## [EXERCISE DESCRIPTION]
Copy the lines below as they are; omit the images they contain.

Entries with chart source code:
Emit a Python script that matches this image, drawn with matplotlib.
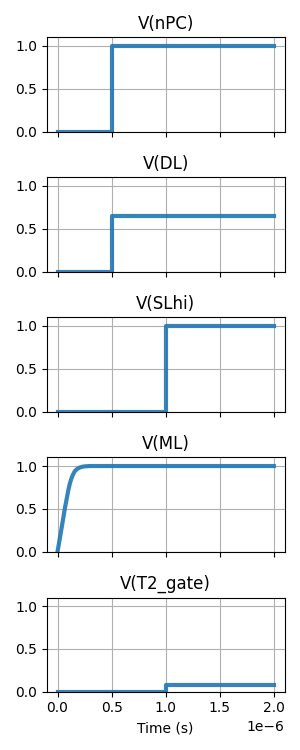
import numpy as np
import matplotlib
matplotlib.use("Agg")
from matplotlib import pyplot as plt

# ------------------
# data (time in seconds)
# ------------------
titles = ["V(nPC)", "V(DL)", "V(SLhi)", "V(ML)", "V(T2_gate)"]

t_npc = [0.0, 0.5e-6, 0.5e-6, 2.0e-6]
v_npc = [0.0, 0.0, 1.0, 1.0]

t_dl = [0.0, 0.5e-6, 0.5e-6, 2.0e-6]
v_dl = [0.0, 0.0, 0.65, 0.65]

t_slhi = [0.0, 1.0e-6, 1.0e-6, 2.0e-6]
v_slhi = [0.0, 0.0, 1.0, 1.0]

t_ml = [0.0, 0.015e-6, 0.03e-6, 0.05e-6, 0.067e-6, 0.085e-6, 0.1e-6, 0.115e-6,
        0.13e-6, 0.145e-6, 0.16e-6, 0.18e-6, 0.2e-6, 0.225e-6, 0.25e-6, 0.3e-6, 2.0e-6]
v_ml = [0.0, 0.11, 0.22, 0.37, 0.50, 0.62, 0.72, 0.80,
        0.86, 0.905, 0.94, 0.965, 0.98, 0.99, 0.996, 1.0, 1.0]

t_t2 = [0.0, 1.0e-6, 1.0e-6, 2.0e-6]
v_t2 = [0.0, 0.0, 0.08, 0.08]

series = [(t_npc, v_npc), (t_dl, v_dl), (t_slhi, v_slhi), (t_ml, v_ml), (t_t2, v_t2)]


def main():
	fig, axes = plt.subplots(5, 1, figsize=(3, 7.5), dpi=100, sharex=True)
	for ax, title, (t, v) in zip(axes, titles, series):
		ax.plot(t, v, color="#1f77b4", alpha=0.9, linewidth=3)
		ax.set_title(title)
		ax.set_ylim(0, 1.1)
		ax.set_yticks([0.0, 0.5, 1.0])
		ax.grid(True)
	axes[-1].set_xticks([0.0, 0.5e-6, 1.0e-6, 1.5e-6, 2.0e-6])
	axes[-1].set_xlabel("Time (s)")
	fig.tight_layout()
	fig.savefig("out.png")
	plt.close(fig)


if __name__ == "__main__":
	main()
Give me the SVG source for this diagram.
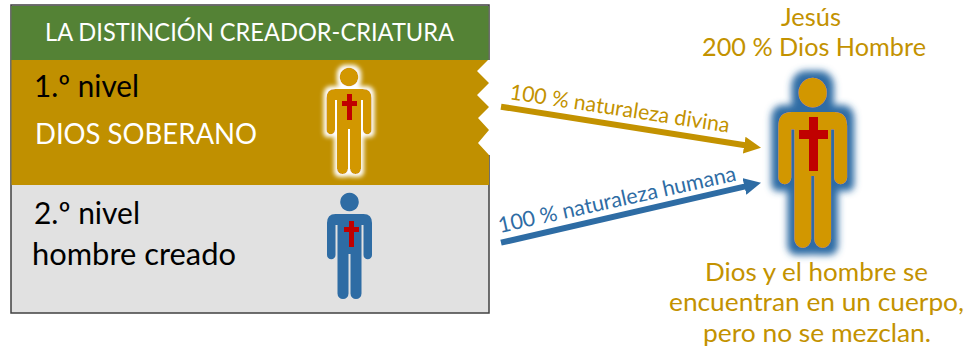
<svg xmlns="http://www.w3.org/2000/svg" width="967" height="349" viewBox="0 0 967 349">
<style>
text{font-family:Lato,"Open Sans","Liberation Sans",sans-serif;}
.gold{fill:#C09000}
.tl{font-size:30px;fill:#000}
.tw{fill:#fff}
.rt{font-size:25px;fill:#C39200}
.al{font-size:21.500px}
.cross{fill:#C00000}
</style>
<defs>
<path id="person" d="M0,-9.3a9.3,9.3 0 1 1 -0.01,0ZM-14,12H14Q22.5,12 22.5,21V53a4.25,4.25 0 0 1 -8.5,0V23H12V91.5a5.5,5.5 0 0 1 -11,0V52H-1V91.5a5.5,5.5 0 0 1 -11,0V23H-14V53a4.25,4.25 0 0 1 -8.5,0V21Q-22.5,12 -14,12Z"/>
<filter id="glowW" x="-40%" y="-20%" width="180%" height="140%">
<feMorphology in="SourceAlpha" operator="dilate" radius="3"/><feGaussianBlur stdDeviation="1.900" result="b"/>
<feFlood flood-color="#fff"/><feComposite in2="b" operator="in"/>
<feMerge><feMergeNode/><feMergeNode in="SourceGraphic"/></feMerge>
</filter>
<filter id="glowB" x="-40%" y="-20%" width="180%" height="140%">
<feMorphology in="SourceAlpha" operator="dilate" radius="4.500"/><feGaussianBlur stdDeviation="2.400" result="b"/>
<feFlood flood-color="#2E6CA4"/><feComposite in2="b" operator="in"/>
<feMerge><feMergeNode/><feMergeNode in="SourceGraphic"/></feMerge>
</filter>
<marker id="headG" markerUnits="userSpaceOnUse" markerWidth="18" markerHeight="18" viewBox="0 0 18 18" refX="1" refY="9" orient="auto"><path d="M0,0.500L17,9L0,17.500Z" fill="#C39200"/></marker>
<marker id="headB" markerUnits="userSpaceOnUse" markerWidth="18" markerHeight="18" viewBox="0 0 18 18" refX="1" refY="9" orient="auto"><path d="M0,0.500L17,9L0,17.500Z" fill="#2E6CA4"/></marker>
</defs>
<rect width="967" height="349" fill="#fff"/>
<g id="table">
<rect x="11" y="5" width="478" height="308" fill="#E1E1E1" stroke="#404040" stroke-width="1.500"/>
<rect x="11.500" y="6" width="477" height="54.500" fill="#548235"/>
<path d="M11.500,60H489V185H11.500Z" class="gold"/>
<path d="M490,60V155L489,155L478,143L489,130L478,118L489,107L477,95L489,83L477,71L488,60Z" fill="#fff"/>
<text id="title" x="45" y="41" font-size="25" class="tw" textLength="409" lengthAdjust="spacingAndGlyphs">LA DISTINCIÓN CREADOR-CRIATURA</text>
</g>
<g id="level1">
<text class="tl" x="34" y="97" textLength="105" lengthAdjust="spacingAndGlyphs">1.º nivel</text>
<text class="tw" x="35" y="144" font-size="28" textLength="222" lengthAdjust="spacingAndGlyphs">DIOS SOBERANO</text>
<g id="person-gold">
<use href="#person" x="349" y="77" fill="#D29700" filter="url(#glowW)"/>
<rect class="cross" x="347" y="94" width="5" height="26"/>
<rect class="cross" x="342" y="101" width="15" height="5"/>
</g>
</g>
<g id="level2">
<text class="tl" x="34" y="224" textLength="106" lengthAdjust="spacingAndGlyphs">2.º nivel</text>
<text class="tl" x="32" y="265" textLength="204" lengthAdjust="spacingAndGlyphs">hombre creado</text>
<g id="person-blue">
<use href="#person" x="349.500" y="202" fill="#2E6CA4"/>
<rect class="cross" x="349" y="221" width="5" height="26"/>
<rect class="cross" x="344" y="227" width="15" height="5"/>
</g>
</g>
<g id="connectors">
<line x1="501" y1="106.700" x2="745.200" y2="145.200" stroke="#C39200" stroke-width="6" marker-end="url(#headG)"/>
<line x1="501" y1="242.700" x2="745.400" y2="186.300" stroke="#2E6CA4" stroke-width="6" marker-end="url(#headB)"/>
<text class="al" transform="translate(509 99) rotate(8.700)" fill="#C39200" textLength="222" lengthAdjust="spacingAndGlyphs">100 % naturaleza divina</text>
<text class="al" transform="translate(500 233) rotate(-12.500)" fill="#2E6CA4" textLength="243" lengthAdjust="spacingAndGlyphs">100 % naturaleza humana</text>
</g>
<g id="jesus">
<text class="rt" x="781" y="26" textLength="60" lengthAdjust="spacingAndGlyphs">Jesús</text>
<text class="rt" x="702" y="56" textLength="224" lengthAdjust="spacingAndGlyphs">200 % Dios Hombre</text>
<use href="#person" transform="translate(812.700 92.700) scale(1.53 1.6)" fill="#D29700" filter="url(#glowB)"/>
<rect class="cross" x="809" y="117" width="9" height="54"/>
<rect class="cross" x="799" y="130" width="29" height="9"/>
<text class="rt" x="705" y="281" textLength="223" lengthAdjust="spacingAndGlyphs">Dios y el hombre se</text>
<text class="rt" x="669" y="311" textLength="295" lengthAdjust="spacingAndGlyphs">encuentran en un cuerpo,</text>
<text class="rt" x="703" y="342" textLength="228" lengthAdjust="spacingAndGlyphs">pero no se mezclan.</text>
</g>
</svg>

## [ANSWER]
Emit a Python script that matches this image, drawn with matplotlib.
import numpy as np
import matplotlib
matplotlib.use("Agg")
from matplotlib import pyplot as plt

# ------------------
# data (time in seconds)
# ------------------
titles = ["V(nPC)", "V(DL)", "V(SLhi)", "V(ML)", "V(T2_gate)"]

t_npc = [0.0, 0.5e-6, 0.5e-6, 2.0e-6]
v_npc = [0.0, 0.0, 1.0, 1.0]

t_dl = [0.0, 0.5e-6, 0.5e-6, 2.0e-6]
v_dl = [0.0, 0.0, 0.65, 0.65]

t_slhi = [0.0, 1.0e-6, 1.0e-6, 2.0e-6]
v_slhi = [0.0, 0.0, 1.0, 1.0]

t_ml = [0.0, 0.015e-6, 0.03e-6, 0.05e-6, 0.067e-6, 0.085e-6, 0.1e-6, 0.115e-6,
        0.13e-6, 0.145e-6, 0.16e-6, 0.18e-6, 0.2e-6, 0.225e-6, 0.25e-6, 0.3e-6, 2.0e-6]
v_ml = [0.0, 0.11, 0.22, 0.37, 0.50, 0.62, 0.72, 0.80,
        0.86, 0.905, 0.94, 0.965, 0.98, 0.99, 0.996, 1.0, 1.0]

t_t2 = [0.0, 1.0e-6, 1.0e-6, 2.0e-6]
v_t2 = [0.0, 0.0, 0.08, 0.08]

series = [(t_npc, v_npc), (t_dl, v_dl), (t_slhi, v_slhi), (t_ml, v_ml), (t_t2, v_t2)]


def main():
	fig, axes = plt.subplots(5, 1, figsize=(3, 7.5), dpi=100, sharex=True)
	for ax, title, (t, v) in zip(axes, titles, series):
		ax.plot(t, v, color="#1f77b4", alpha=0.9, linewidth=3)
		ax.set_title(title)
		ax.set_ylim(0, 1.1)
		ax.set_yticks([0.0, 0.5, 1.0])
		ax.grid(True)
	axes[-1].set_xticks([0.0, 0.5e-6, 1.0e-6, 1.5e-6, 2.0e-6])
	axes[-1].set_xlabel("Time (s)")
	fig.tight_layout()
	fig.savefig("out.png")
	plt.close(fig)


if __name__ == "__main__":
	main()
Give me the SVG source for this diagram.
<svg xmlns="http://www.w3.org/2000/svg" width="967" height="349" viewBox="0 0 967 349">
<style>
text{font-family:Lato,"Open Sans","Liberation Sans",sans-serif;}
.gold{fill:#C09000}
.tl{font-size:30px;fill:#000}
.tw{fill:#fff}
.rt{font-size:25px;fill:#C39200}
.al{font-size:21.500px}
.cross{fill:#C00000}
</style>
<defs>
<path id="person" d="M0,-9.3a9.3,9.3 0 1 1 -0.01,0ZM-14,12H14Q22.5,12 22.5,21V53a4.25,4.25 0 0 1 -8.5,0V23H12V91.5a5.5,5.5 0 0 1 -11,0V52H-1V91.5a5.5,5.5 0 0 1 -11,0V23H-14V53a4.25,4.25 0 0 1 -8.5,0V21Q-22.5,12 -14,12Z"/>
<filter id="glowW" x="-40%" y="-20%" width="180%" height="140%">
<feMorphology in="SourceAlpha" operator="dilate" radius="3"/><feGaussianBlur stdDeviation="1.900" result="b"/>
<feFlood flood-color="#fff"/><feComposite in2="b" operator="in"/>
<feMerge><feMergeNode/><feMergeNode in="SourceGraphic"/></feMerge>
</filter>
<filter id="glowB" x="-40%" y="-20%" width="180%" height="140%">
<feMorphology in="SourceAlpha" operator="dilate" radius="4.500"/><feGaussianBlur stdDeviation="2.400" result="b"/>
<feFlood flood-color="#2E6CA4"/><feComposite in2="b" operator="in"/>
<feMerge><feMergeNode/><feMergeNode in="SourceGraphic"/></feMerge>
</filter>
<marker id="headG" markerUnits="userSpaceOnUse" markerWidth="18" markerHeight="18" viewBox="0 0 18 18" refX="1" refY="9" orient="auto"><path d="M0,0.500L17,9L0,17.500Z" fill="#C39200"/></marker>
<marker id="headB" markerUnits="userSpaceOnUse" markerWidth="18" markerHeight="18" viewBox="0 0 18 18" refX="1" refY="9" orient="auto"><path d="M0,0.500L17,9L0,17.500Z" fill="#2E6CA4"/></marker>
</defs>
<rect width="967" height="349" fill="#fff"/>
<g id="table">
<rect x="11" y="5" width="478" height="308" fill="#E1E1E1" stroke="#404040" stroke-width="1.500"/>
<rect x="11.500" y="6" width="477" height="54.500" fill="#548235"/>
<path d="M11.500,60H489V185H11.500Z" class="gold"/>
<path d="M490,60V155L489,155L478,143L489,130L478,118L489,107L477,95L489,83L477,71L488,60Z" fill="#fff"/>
<text id="title" x="45" y="41" font-size="25" class="tw" textLength="409" lengthAdjust="spacingAndGlyphs">LA DISTINCIÓN CREADOR-CRIATURA</text>
</g>
<g id="level1">
<text class="tl" x="34" y="97" textLength="105" lengthAdjust="spacingAndGlyphs">1.º nivel</text>
<text class="tw" x="35" y="144" font-size="28" textLength="222" lengthAdjust="spacingAndGlyphs">DIOS SOBERANO</text>
<g id="person-gold">
<use href="#person" x="349" y="77" fill="#D29700" filter="url(#glowW)"/>
<rect class="cross" x="347" y="94" width="5" height="26"/>
<rect class="cross" x="342" y="101" width="15" height="5"/>
</g>
</g>
<g id="level2">
<text class="tl" x="34" y="224" textLength="106" lengthAdjust="spacingAndGlyphs">2.º nivel</text>
<text class="tl" x="32" y="265" textLength="204" lengthAdjust="spacingAndGlyphs">hombre creado</text>
<g id="person-blue">
<use href="#person" x="349.500" y="202" fill="#2E6CA4"/>
<rect class="cross" x="349" y="221" width="5" height="26"/>
<rect class="cross" x="344" y="227" width="15" height="5"/>
</g>
</g>
<g id="connectors">
<line x1="501" y1="106.700" x2="745.200" y2="145.200" stroke="#C39200" stroke-width="6" marker-end="url(#headG)"/>
<line x1="501" y1="242.700" x2="745.400" y2="186.300" stroke="#2E6CA4" stroke-width="6" marker-end="url(#headB)"/>
<text class="al" transform="translate(509 99) rotate(8.700)" fill="#C39200" textLength="222" lengthAdjust="spacingAndGlyphs">100 % naturaleza divina</text>
<text class="al" transform="translate(500 233) rotate(-12.500)" fill="#2E6CA4" textLength="243" lengthAdjust="spacingAndGlyphs">100 % naturaleza humana</text>
</g>
<g id="jesus">
<text class="rt" x="781" y="26" textLength="60" lengthAdjust="spacingAndGlyphs">Jesús</text>
<text class="rt" x="702" y="56" textLength="224" lengthAdjust="spacingAndGlyphs">200 % Dios Hombre</text>
<use href="#person" transform="translate(812.700 92.700) scale(1.53 1.6)" fill="#D29700" filter="url(#glowB)"/>
<rect class="cross" x="809" y="117" width="9" height="54"/>
<rect class="cross" x="799" y="130" width="29" height="9"/>
<text class="rt" x="705" y="281" textLength="223" lengthAdjust="spacingAndGlyphs">Dios y el hombre se</text>
<text class="rt" x="669" y="311" textLength="295" lengthAdjust="spacingAndGlyphs">encuentran en un cuerpo,</text>
<text class="rt" x="703" y="342" textLength="228" lengthAdjust="spacingAndGlyphs">pero no se mezclan.</text>
</g>
</svg>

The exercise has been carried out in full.